Given problem: Report all lines from the entries below in which "picture" appears.

## Begin

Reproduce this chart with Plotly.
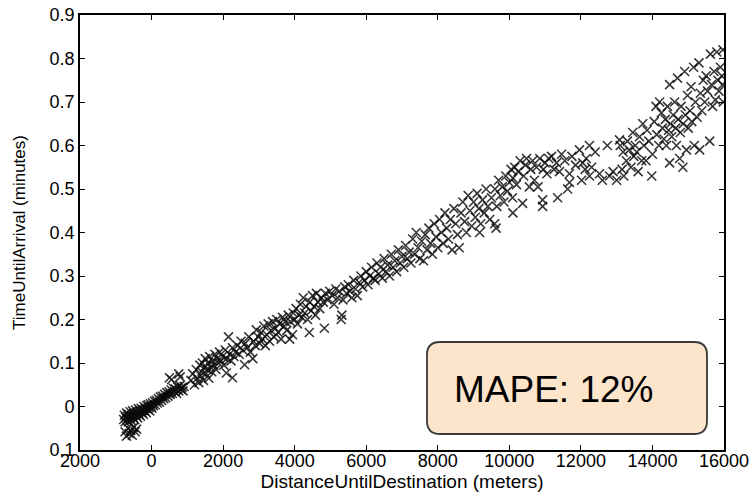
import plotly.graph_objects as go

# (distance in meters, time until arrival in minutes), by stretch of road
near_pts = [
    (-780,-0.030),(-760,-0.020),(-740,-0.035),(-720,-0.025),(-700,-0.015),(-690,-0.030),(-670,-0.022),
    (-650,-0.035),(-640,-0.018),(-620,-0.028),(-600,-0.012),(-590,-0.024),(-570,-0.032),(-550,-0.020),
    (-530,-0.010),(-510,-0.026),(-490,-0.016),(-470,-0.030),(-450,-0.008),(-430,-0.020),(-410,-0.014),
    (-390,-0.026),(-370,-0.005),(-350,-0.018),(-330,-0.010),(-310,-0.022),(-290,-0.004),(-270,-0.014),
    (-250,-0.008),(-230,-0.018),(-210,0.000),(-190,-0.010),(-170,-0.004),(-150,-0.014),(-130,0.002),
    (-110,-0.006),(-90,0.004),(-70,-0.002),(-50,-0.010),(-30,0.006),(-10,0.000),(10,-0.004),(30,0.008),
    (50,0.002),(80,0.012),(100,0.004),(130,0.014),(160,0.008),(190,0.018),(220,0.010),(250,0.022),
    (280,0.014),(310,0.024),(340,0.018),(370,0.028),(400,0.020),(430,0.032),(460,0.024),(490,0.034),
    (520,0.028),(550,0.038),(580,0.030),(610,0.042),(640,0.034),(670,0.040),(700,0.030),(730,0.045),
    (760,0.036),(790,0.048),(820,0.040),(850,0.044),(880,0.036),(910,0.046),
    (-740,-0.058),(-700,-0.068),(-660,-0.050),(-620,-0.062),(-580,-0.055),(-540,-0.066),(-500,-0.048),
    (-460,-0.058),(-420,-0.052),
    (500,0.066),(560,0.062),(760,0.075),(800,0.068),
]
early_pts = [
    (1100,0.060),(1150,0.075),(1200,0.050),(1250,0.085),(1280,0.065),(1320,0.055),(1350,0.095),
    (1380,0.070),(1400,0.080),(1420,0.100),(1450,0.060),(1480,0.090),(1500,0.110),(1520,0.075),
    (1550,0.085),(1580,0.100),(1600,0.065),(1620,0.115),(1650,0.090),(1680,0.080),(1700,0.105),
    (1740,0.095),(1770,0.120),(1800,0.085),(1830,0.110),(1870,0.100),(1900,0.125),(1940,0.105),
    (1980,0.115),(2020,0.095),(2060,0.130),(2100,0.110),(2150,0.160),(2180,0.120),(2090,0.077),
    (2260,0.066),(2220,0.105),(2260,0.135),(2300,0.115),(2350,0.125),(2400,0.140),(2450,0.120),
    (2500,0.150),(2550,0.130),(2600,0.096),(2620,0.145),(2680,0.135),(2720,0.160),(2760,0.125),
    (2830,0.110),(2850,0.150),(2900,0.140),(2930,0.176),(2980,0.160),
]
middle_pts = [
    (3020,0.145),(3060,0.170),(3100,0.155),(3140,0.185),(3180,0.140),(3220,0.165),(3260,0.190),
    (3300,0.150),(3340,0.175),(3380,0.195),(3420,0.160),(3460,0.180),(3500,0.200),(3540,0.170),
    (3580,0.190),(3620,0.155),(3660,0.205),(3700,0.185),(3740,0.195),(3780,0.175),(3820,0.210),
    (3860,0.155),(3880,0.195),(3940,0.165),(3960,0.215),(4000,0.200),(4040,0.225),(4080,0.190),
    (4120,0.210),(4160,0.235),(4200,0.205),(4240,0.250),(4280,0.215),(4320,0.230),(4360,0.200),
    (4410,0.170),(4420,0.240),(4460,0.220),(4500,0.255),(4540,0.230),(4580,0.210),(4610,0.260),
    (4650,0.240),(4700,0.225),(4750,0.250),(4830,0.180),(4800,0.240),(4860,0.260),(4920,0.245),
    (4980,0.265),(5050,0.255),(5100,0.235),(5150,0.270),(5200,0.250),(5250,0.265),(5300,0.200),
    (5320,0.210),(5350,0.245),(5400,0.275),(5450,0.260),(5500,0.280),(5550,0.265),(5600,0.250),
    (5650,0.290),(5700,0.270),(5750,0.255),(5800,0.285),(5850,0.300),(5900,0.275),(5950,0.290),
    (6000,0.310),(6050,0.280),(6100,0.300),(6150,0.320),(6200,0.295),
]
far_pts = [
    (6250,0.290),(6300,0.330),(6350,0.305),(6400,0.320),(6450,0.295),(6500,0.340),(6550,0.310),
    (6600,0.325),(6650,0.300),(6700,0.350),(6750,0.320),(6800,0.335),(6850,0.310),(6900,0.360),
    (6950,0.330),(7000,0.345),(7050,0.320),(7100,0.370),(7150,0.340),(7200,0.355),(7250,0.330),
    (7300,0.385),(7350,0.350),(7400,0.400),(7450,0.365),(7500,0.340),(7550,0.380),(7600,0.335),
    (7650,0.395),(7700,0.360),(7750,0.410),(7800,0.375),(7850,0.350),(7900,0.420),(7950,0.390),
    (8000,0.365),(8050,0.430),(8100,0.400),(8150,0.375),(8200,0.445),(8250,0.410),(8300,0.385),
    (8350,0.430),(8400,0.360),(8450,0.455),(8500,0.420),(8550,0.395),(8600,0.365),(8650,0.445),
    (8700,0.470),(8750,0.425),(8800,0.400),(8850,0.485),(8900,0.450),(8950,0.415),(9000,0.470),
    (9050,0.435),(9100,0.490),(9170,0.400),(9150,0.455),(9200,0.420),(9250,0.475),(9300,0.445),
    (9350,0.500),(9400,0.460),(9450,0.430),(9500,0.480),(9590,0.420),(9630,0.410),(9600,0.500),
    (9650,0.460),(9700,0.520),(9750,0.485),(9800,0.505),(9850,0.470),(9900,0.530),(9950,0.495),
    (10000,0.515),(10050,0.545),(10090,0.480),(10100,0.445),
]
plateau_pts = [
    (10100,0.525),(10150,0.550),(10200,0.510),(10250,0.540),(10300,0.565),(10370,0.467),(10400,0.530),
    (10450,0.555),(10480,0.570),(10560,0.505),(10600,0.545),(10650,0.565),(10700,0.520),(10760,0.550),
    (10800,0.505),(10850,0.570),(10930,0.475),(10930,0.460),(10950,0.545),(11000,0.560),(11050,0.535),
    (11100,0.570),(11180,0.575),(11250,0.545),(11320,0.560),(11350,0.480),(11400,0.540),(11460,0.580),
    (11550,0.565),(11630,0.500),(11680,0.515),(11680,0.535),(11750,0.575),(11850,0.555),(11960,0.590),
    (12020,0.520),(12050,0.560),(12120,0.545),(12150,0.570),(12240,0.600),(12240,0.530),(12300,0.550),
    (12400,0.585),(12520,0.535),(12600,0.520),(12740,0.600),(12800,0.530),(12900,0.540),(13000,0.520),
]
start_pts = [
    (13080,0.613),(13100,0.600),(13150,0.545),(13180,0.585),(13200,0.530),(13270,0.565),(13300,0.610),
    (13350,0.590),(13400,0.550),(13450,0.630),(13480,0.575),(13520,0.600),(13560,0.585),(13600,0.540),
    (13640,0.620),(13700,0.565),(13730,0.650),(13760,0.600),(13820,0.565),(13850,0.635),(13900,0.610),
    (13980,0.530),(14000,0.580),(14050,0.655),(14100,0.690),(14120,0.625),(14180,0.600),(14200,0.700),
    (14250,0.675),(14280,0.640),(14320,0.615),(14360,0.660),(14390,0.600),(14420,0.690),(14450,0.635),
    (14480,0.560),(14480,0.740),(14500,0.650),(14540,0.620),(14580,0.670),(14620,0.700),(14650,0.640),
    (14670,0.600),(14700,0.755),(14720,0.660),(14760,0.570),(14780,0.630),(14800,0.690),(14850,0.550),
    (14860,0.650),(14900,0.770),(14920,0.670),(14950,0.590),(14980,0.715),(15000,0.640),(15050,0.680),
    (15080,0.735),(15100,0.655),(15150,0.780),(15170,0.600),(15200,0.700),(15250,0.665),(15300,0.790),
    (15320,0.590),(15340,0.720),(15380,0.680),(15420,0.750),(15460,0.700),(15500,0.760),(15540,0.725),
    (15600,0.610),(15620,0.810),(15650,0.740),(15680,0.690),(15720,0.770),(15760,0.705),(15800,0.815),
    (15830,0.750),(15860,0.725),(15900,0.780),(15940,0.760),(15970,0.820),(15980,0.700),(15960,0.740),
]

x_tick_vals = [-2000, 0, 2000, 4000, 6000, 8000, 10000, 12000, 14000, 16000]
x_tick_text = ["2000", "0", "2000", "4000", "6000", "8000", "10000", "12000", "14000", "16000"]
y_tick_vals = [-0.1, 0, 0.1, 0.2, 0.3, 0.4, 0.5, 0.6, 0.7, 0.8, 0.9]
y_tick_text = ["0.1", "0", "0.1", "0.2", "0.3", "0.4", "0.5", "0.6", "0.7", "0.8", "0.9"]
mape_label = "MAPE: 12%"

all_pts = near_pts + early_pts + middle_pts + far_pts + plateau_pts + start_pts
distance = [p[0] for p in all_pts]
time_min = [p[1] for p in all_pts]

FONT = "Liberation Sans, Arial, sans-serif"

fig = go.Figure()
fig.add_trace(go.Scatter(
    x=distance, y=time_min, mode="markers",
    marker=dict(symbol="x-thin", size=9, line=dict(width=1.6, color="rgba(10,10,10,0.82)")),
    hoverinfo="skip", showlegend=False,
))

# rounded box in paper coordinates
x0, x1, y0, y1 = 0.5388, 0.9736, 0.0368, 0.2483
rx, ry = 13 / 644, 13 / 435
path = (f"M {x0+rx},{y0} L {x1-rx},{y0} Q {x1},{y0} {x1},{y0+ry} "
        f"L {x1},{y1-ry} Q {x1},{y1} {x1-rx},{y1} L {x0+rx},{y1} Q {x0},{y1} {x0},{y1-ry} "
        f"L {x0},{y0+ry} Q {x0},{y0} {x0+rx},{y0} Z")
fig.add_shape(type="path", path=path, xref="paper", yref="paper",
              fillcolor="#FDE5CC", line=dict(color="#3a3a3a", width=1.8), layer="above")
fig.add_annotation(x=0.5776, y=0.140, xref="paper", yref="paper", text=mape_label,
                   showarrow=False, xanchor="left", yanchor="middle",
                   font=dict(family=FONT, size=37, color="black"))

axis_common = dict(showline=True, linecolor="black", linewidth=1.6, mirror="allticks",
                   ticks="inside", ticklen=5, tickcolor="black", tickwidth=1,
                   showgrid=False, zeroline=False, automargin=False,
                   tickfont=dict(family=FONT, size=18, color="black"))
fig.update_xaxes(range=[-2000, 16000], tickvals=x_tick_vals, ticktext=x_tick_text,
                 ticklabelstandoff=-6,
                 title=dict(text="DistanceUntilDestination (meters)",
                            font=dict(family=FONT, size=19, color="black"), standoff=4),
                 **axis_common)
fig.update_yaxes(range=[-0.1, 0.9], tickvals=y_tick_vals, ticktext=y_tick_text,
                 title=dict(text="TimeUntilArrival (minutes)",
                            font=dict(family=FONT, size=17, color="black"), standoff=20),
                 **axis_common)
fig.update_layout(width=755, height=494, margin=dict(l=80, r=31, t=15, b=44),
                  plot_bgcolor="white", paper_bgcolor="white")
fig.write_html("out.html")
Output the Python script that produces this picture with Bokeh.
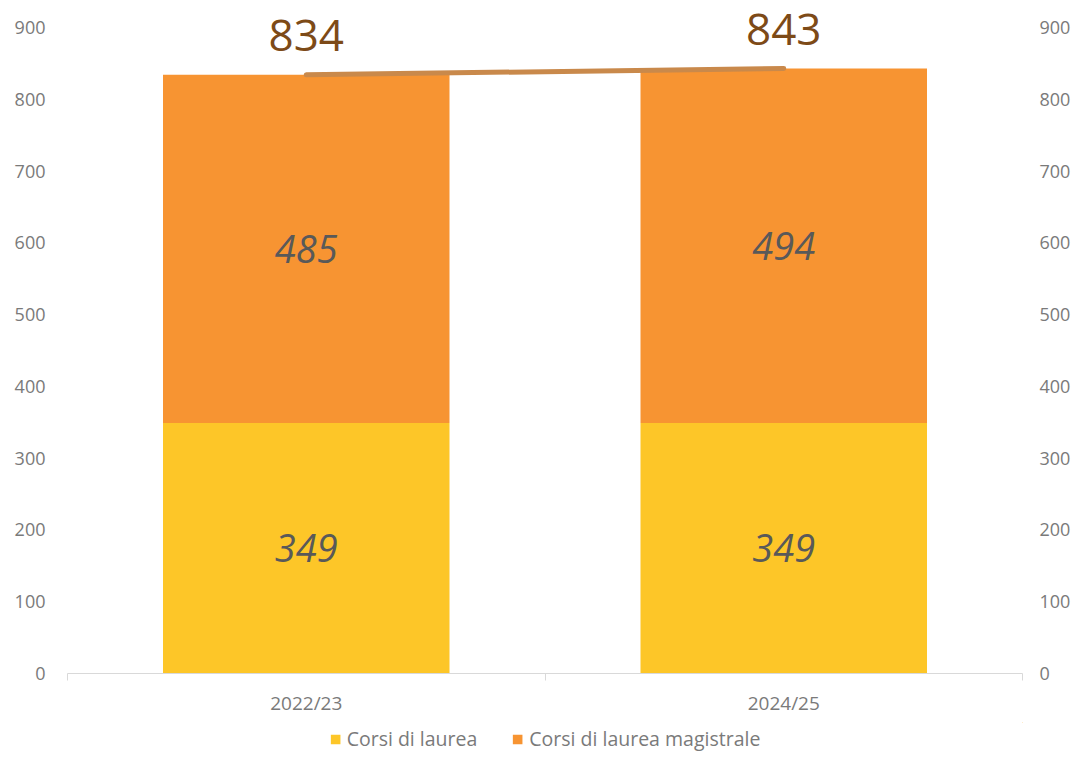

## End

Exercise output:
Output the Python script that produces this picture with Bokeh.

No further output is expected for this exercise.